As always, we enjoyed our recent Nile cruise, including an intrepid salesman who braved the fast currents of the Nile River at Esna (because of the High Dam, the river now has a series of locks and dams at Esna).  The oarsman pulled up parallel with the boat and the hawker began yelling at the side of the ship:  “Hello!  Ola!  Salaam!  Bonjour!” Of course, the sundeck was full of tourists watching the ship go through the lock, so everyone looked over the side and I stuck my head out the window of my stateroom.  From there, he began tossing merchandise up to the various prospective buyers.  This guy should play American professional football – he had the aim and the arm of <insert any famous quarterback here>!

He catches my eye in between haggling with a group of Chinese tourists on the sundeck and a Russian man two floors down and to my left.  “Hey, lady, where you from?”

I lie and say I’m from Canada.  “Ah, Canada Dry!”  I smile and nod.

The first thing I get is a plastic sack containing a truly hideous black and orange beach towel with a print of the pyramids embossed on it.  I don’t want it, but he insists I keep it.  He then tosses up a bag with a lovely printed scarf, and I yell down, “Yes to the scarf.
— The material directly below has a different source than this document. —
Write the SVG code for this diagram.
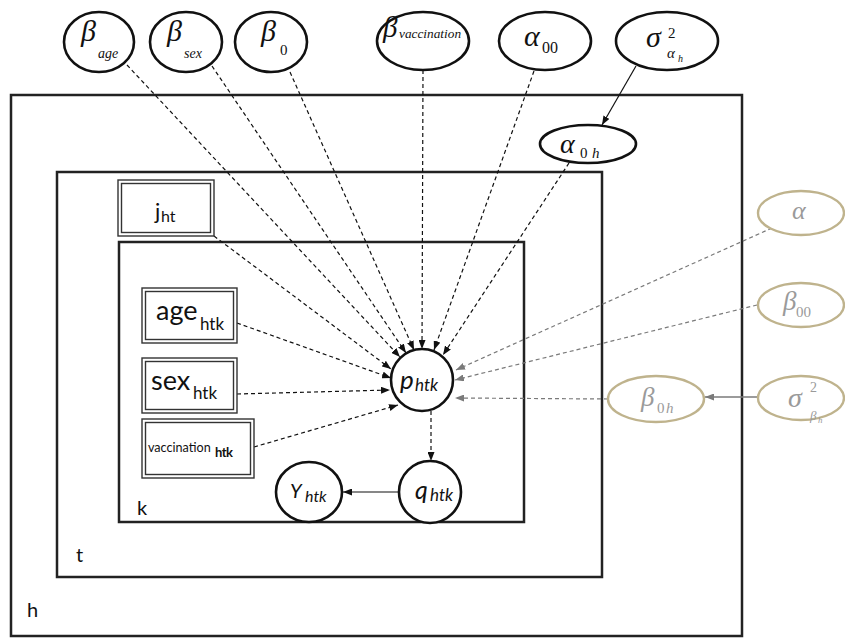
<svg xmlns="http://www.w3.org/2000/svg" width="845" height="639" viewBox="0 0 845 639">
<defs>
<style>
.plate{fill:none;stroke:#222;stroke-width:2.5}
.nd{fill:#fff;stroke:#111;stroke-width:2.6}
.gnd{fill:#fff;stroke:#bfb38d;stroke-width:2.4}
.bx{fill:#fff;stroke:#333;stroke-width:1.4}
.gk{font-family:"Liberation Serif",serif;font-style:italic;fill:#111}
.gr{font-family:"Liberation Serif",serif;fill:#111}
.gg{fill:#9a9a9a}
.lb{font-family:Lato,"Open Sans",sans-serif;fill:#111}
.li{font-family:Lato,"Open Sans",sans-serif;font-style:italic;fill:#111}
.d{fill:none;stroke:#111;stroke-width:1.2;stroke-dasharray:4 3}
.dg{fill:none;stroke:#7a7a7a;stroke-width:1.2;stroke-dasharray:4 3}
.s{fill:none;stroke:#111;stroke-width:1.2}
.sg{fill:none;stroke:#7a7a7a;stroke-width:1.3}
</style>
<marker id="ab" markerWidth="9" markerHeight="7" refX="9" refY="3.5" orient="auto" markerUnits="userSpaceOnUse"><path d="M0,0 L9,3.5 L0,7 z" fill="#111"/></marker>
<marker id="ag" markerWidth="9" markerHeight="7" refX="9" refY="3.5" orient="auto" markerUnits="userSpaceOnUse"><path d="M0,0 L9,3.5 L0,7 z" fill="#7a7a7a"/></marker>
</defs>
<rect width="845" height="639" fill="#fff"/>

<g id="plates">
<rect class="plate" x="11" y="95" width="731" height="541"/>
<rect class="plate" x="57" y="172" width="545" height="405"/>
<rect class="plate" x="119" y="242" width="405" height="280"/>
<text class="lb" x="137" y="515" font-size="20">k</text>
<text class="lb" x="76" y="562" font-size="20">t</text>
<text class="lb" x="27" y="617" font-size="20">h</text>
</g>

<g id="connectors">
<line class="d" x1="127" y1="65" x2="400" y2="357" marker-end="url(#ab)"/>
<line class="d" x1="212" y1="66" x2="406" y2="353" marker-end="url(#ab)"/>
<line class="d" x1="290" y1="72" x2="414" y2="350" marker-end="url(#ab)"/>
<line class="d" x1="423" y1="70" x2="422" y2="349" marker-end="url(#ab)"/>
<line class="d" x1="534" y1="71" x2="434" y2="350" marker-end="url(#ab)"/>
<line class="s" x1="636" y1="66" x2="602" y2="125" marker-end="url(#ab)"/>
<line class="d" x1="569" y1="163" x2="443" y2="355" marker-end="url(#ab)"/>
<line class="d" x1="214" y1="236" x2="391" y2="369" marker-end="url(#ab)"/>
<line class="d" x1="237" y1="323" x2="391" y2="378" marker-end="url(#ab)"/>
<line class="d" x1="237" y1="394" x2="390" y2="390" marker-end="url(#ab)"/>
<line class="d" x1="254" y1="447" x2="398" y2="405" marker-end="url(#ab)"/>
<line class="dg" x1="772" y1="228" x2="456" y2="370" marker-end="url(#ag)"/>
<line class="dg" x1="757" y1="305" x2="455" y2="380" marker-end="url(#ag)"/>
<line class="dg" x1="608" y1="399" x2="455" y2="398" marker-end="url(#ag)"/>
<line class="sg" x1="757" y1="397" x2="705" y2="397" marker-end="url(#ag)"/>
<line class="d" x1="431" y1="411" x2="431" y2="461" marker-end="url(#ab)"/>
<line class="s" x1="399" y1="492" x2="343" y2="492" marker-end="url(#ab)"/>
</g>

<g id="beta_age"><ellipse class="nd" cx="99" cy="42" rx="35" ry="30"/><text class="gk" x="81" y="41" font-size="30">β</text><text class="gk" x="98" y="58" font-size="14">age</text></g>
<g id="beta_sex"><ellipse class="nd" cx="186" cy="42" rx="36" ry="30"/><text class="gk" x="167" y="41" font-size="30">β</text><text class="gk" x="184" y="58" font-size="14">sex</text></g>
<g id="beta_0"><ellipse class="nd" cx="271" cy="42" rx="36" ry="30"/><text class="gk" x="261" y="41" font-size="30">β</text><text class="gr" x="280" y="55" font-size="15">0</text></g>
<g id="beta_vacc"><ellipse class="nd" cx="423" cy="41" rx="46" ry="29"/><text class="gk" x="383" y="37" font-size="29">β</text><text class="gk" x="399" y="38" font-size="13.3">vaccination</text></g>
<g id="alpha_00"><ellipse class="nd" cx="545" cy="41" rx="46" ry="29"/><text class="gk" x="524" y="46" font-size="30">α</text><text class="gr" x="542" y="53" font-size="16">00</text></g>
<g id="sigma_ah"><ellipse class="nd" cx="667" cy="41" rx="51" ry="29"/><text class="gk" x="646" y="47" font-size="30">σ</text><text class="gr" x="668" y="38" font-size="15">2</text><text class="gk" x="667" y="58" font-size="15">α</text><text class="gk" x="678" y="62" font-size="10">h</text></g>
<g id="alpha_0h"><ellipse class="nd" cx="588" cy="144" rx="48" ry="19"/><text class="gk" x="560" y="153" font-size="28">α</text><text class="gr" x="580" y="158" font-size="15">0</text><text class="gk" x="592" y="158" font-size="15">h</text></g>

<g id="alpha"><ellipse class="gnd" cx="801" cy="213" rx="43" ry="22"/><text class="gk gg" x="792" y="219" font-size="26">α</text></g>
<g id="beta_00"><ellipse class="gnd" cx="801" cy="305" rx="43" ry="22"/><text class="gk gg" x="783" y="310" font-size="27">β</text><text class="gr gg" x="796" y="317" font-size="15">00</text></g>
<g id="sigma_bh"><ellipse class="gnd" cx="801" cy="398" rx="43" ry="22"/><text class="gk gg" x="788" y="407" font-size="28">σ</text><text class="gr gg" x="810" y="392" font-size="14">2</text><text class="gk gg" x="810" y="420" font-size="13">β</text><text class="gk gg" x="818" y="423" font-size="9">h</text></g>
<g id="beta_0h"><ellipse class="gnd" cx="656" cy="399" rx="48" ry="23"/><text class="gk gg" x="641" y="406" font-size="27">β</text><text class="gr gg" x="657" y="413" font-size="15">0</text><text class="gk gg" x="666" y="413" font-size="15">h</text></g>

<g id="j_ht"><rect class="bx" x="118" y="180" width="96" height="56"/><rect class="bx" x="121.5" y="183.5" width="89" height="49"/><text class="lb" x="155" y="219" font-size="22">j</text><text class="lb" x="161" y="222" font-size="16">ht</text></g>
<g id="age_htk"><rect class="bx" x="142" y="288" width="95" height="55"/><rect class="bx" x="145.5" y="291.5" width="88" height="48"/><text class="lb" x="156" y="320" font-size="27">age</text><text class="lb" x="200" y="330" font-size="17">htk</text></g>
<g id="sex_htk"><rect class="bx" x="142" y="358" width="95" height="55"/><rect class="bx" x="145.5" y="361.5" width="88" height="48"/><text class="lb" x="151" y="390" font-size="27">sex</text><text class="lb" x="193" y="399" font-size="17">htk</text></g>
<g id="vacc_htk"><rect class="bx" x="142" y="419" width="112" height="59"/><rect class="bx" x="145.5" y="422.5" width="105" height="52"/><text class="lb" x="148" y="452" font-size="12.6">vaccination</text><text class="lb" x="215" y="457" font-size="13" font-weight="bold" letter-spacing="-0.6">htk</text></g>

<g id="p_htk"><circle class="nd" cx="422" cy="380" r="31"/><text class="li" x="400" y="389" font-size="26">p</text><text class="li" x="415" y="391" font-size="17">htk</text></g>
<g id="q_htk"><circle class="nd" cx="430" cy="492" r="31"/><text class="li" x="415" y="499" font-size="25">q</text><text class="li" x="430" y="501" font-size="17">htk</text></g>
<g id="Y_htk"><ellipse class="nd" cx="309" cy="492" rx="33" ry="30"/><text class="li" x="290" y="498" font-size="20">Y</text><text class="li" x="305" y="502" font-size="16">htk</text></g>
</svg>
More!” 

“What color you want?  You want red?  Yellow?  You want blue?  I make good price for you!” 

“Yes, blue – throw some blue scarves!”  Up come some more scarves in assorted colors.  I choose what I want and tie them to the railing so he can see what I’ve kept. 

“Hey, lady… you want tablecloth?”  A tablecloth and 12 napkins came sailing into my room.  (I swear, this guy is an Egyptian John Elway… actually, better than Elway, since this guy is throwing accurately from a standing position on the prow of a moving rowboat tied to the side of a cruise ship sailing down the raging Nile River.)

“No, I already have a tablecloth.” (As I had just bought a similar tablecloth at Philae Temple, I send the package zipping back down to the rowboat.  My aim and my arm are not nearly as good as his, but I somehow manage – probably with divine intervention – to hit the rowboat and not the river.)

So now I have indicated I intend to keep some merchandise, and he’s ready to haggle.  I look surreptitiously at Adel and ask what’s a good price for 4 scarves.  He answers, “200 Egyptian pounds.”  I yell down to the man, “How much for 4 scarves?” as I gesture to the scarves I have tied to my balcony railing. 

“900 pounds!  I make good price for you!”

“900 pounds?  No!  200 pounds!”  “John Elway” affects a look of sheer horror.  He is scandalized that I would sully the reputation of his merchandise by offering this pittance, when his scarves are clearly worth four times this amount.  But he’s no fool… he’s got me on a hook, and he’s willing to deal.

“OK, 500 pounds!  You believe me… This is good price!”

I look over at Adel.  He shakes his head.  “Too much.”

I yell down again.  “200 pounds.  No more!”

Now “John Elway” is beating his chest and looking like he will have a heart attack.  “I make lower price.  Now you must make higher price!  I say ‘500’ and you say again ‘200’.  You believe me.  I make you a good price.  400 pounds!”

(Remember… all this is happening in passable English and he is simultaneously dealing with other buyers in at least two other languages.  I swear, I think he’s even conversant in Chinese.)

“200!”  (I am wavering under the constant pressure of haggling but when I look over, Adel is still shaking his head.)

“OK, 250!”  I look at Adel.  He’s nodding.  250 Egyptian pounds is apparently an acceptable price for 4 scarves, and he whispers, “Put 50 more.  This will make him happy.  We want him to be happy.”

So I put 300 Egyptian pounds into the cellophane bag with the hideous beach towel and drop it out the window, where “John Elway” neatly catches it one-handed.  He swiftly counts the money, finds the extra 50 pounds (remember, in 2017, 50 EGP = $3.50), smiles a beatific smile, and bows to me. We have successfully haggled, I am happy, and he is happy.  He is most grateful for the “tip” which wouldn’t even buy a small Starbucks back home.  His shouts out his parting words to me as our ship heads through the lock and his oarsman is forced to release the lines holding it to the rowboat:  “Thank you, Canada!”